Monday, May 3, 2010

Good supplies from middle of May likely to curb rally in rubber prices

During first quarter of 2010, rubber outperformed all leading commodities, including bullion as well equity. Rubber at the Kochi market rose from Rs 13,950 per 100 kg to above Rs 17,000 during the January – April period, offering almost 22% return within 3½ months while spot gold rose by 6.5% and the Sensex rose by 3% during same period. Such volatility was last witnessed during 1994-1998 when prices rose from almost Rs 2,500 per quintal to nearly Rs 6,000.

The rally in rubber prices is because of robust auto sector demand, growing economy of developing countries createing a huge gap between supply and demand and long dry spell at top three producing countries in the world.

Global rubber demand increased sharply since mid-2009, especially at China, while in the domestic market, boom in the auto sector created a scarcity. The automobile industry is the single biggest user of rubber, easily consuming about 70% of the world’s latex production. Continued decline in supply of rubber latex in global market pushed Indian rubber prices to a historical level. In the last 15-months, rubber prices at Kochi have more than doubled from around Rs 7,000 per quintal to Rs 17,000, offering almost 140% return in the last 15 months or more than 9% return per month.

Severe drought, the current wintering season as well as active replanting activities in most major producing countries have resulted in drop in production, while demand grew in India and China.
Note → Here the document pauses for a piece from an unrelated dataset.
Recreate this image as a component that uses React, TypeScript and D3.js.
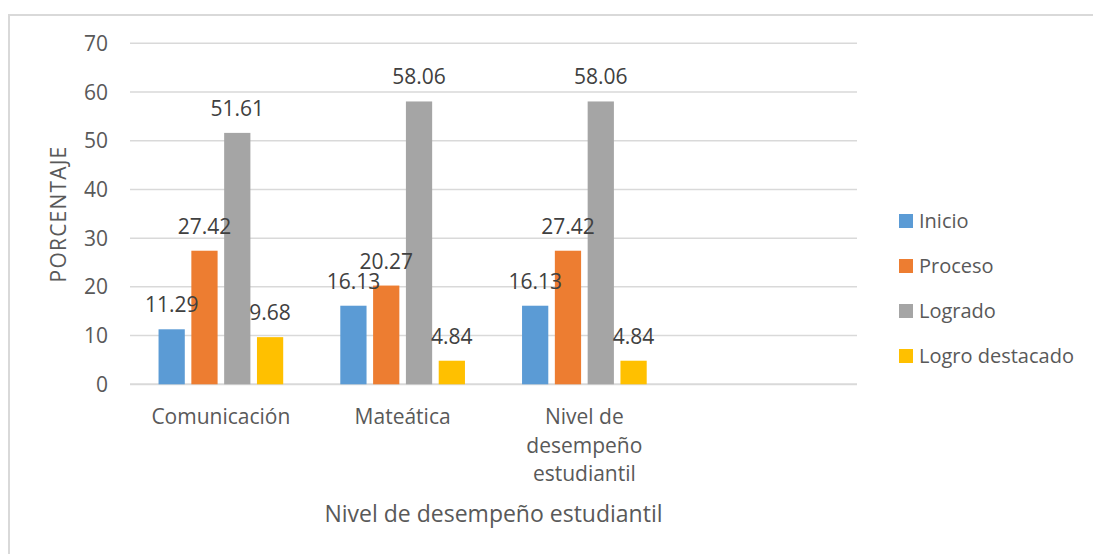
import React, { useEffect, useRef } from 'react';
import * as d3 from 'd3';

const categories = ['Comunicación', 'Mateática', 'Nivel de desempeño estudiantil'];
const series = ['Inicio', 'Proceso', 'Logrado', 'Logro destacado'];
const inicio = [11.29, 16.13, 16.13];
const proceso = [27.42, 20.27, 27.42];
const logrado = [51.61, 58.06, 58.06];
const logroDestacado = [9.68, 4.84, 4.84];
const colors = ['#5B9BD5', '#ED7D31', '#A5A5A5', '#FFC000'];
const yTicks = [0, 10, 20, 30, 40, 50, 60, 70];

const W = 1093;
const H = 554;
const FONT = "'Open Sans', sans-serif";
const TEXT = '#595959';

const App = () => {
  const svgRef = useRef<SVGSVGElement>(null);

  useEffect(() => {
    const svg = d3.select(svgRef.current);
    svg.selectAll('*').remove(); // clear

    const values = [inicio, proceso, logrado, logroDestacado];
    // excel leaves one empty slot at the right
    const slots = [...categories, ''];

    const x0 = d3.scaleBand().domain(slots).range([130, 857]);
    const x1 = d3
      .scaleBand()
      .domain(series)
      .range([0, x0.bandwidth()])
      .paddingInner(0.2)
      .paddingOuter(0.87);
    const y = d3.scaleLinear().domain([0, 70]).range([384.3, 43.3]);

    // outer border of the chart area
    svg.append('rect')
      .attr('x', 9).attr('y', 15)
      .attr('width', 1200).attr('height', 700)
      .attr('fill', 'white')
      .attr('stroke', '#d9d9d9')
      .attr('stroke-width', 2);

    // gridlines
    svg.append('g')
      .selectAll('line')
      .data(yTicks)
      .enter()
      .append('line')
      .attr('x1', 130).attr('x2', 857)
      .attr('y1', (d) => y(d)).attr('y2', (d) => y(d))
      .attr('stroke', '#d9d9d9')
      .attr('stroke-width', (d) => (d === 0 ? 2 : 1.5));

    // y tick labels
    svg.append('g')
      .selectAll('text')
      .data(yTicks)
      .enter()
      .append('text')
      .attr('x', 108)
      .attr('y', (d) => y(d))
      .attr('dy', '0.357em')
      .attr('text-anchor', 'end')
      .style('font-family', FONT)
      .style('font-size', '21px')
      .attr('fill', TEXT)
      .text((d) => d);

    // bars first
    const barX = (s: string, i: number) => (x0(categories[i]) as number) + (x1(s) as number);
    series.forEach((s, si) => {
      svg.append('g')
        .selectAll('rect')
        .data(values[si])
        .enter()
        .append('rect')
        .attr('x', (d, i) => barX(s, i))
        .attr('y', (d) => y(d))
        .attr('width', x1.bandwidth())
        .attr('height', (d) => y(0) - y(d))
        .attr('fill', colors[si]);
    });

    // then data labels on top of every bar
    series.forEach((s, si) => {
      svg.append('g')
        .selectAll('text')
        .data(values[si])
        .enter()
        .append('text')
        .attr('x', (d, i) => barX(s, i) + x1.bandwidth() / 2)
        .attr('y', (d) => y(d) - 17)
        .attr('text-anchor', 'middle')
        .style('font-family', FONT)
        .style('font-size', '21px')
        .attr('fill', '#404040')
        .text((d) => d.toFixed(2));
    });

    // category labels, wrapped to the band width
    const maxW = 170;
    categories.forEach((c) => {
      const cx = (x0(c) as number) + x0.bandwidth() / 2;
      const t = svg.append('text')
        .attr('text-anchor', 'middle')
        .style('font-family', FONT)
        .style('font-size', '21px')
        .attr('fill', TEXT);
      const words = c.split(' ');
      let line: string[] = [];
      let lineNo = 0;
      let tspan = t.append('tspan').attr('x', cx).attr('y', 424);
      words.forEach((w) => {
        line.push(w);
        tspan.text(line.join(' '));
        if ((tspan.node() as SVGTSpanElement).getComputedTextLength() > maxW && line.length > 1) {
          line.pop();
          tspan.text(line.join(' '));
          line = [w];
          lineNo++;
          tspan = t.append('tspan').attr('x', cx).attr('y', 424 + lineNo * 28.5).text(w);
        }
      });
    });

    // axis titles
    svg.append('text')
      .attr('transform', 'translate(66,214) rotate(-90)')
      .attr('text-anchor', 'middle')
      .style('font-family', FONT)
      .style('font-size', '21px')
      .style('letter-spacing', '1.2px')
      .attr('fill', TEXT)
      .text('PORCENTAJE');

    svg.append('text')
      .attr('x', 493.5)
      .attr('y', 522)
      .attr('text-anchor', 'middle')
      .style('font-family', FONT)
      .style('font-size', '23px')
      .attr('fill', TEXT)
      .text('Nivel de desempeño estudiantil');

    // legend
    const leg = svg.append('g');
    series.forEach((s, i) => {
      const cy = 221 + i * 45;
      leg.append('rect')
        .attr('x', 899).attr('y', cy - 7)
        .attr('width', 14).attr('height', 14)
        .attr('fill', colors[i]);
      leg.append('text')
        .attr('x', 919).attr('y', cy)
        .attr('dy', '0.357em')
        .style('font-family', FONT)
        .style('font-size', '20px')
        .attr('fill', TEXT)
        .text(s);
    });
  }, []);

  return (
    <svg
      ref={svgRef}
      width={W}
      height={H}
      style={{ position: 'absolute', left: 0, top: 0, background: 'white' }}
    ></svg>
  );
};

export default App;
In India, sales of vehicles –– including cars, utility vehicles, trucks, buses, motorcycles and scooters – jumped to 12.3 million units in 2009-10, data from Siam showed.

Meanwhile, auto sales in China overtook that of the US in 2009 to become the world’s largest auto market. Apart from this, rubber prices were also supported by a weakening dollar, volatility in yen and increasing crude oil prices.

The dollar index rallied from 77.918 at beginning of the year to 82.714 on April 28 against a basket of six currencies, while crude oil prices also went up from $80 per barrel to $87 in the first week of April. Other factor which was helpful to rubber prices was the favourable weather in Thailand.

Tyre production in India touched 87.8 million units in the first eleven months of the 2009-10 financial year, a growth of 17% over the same period last year.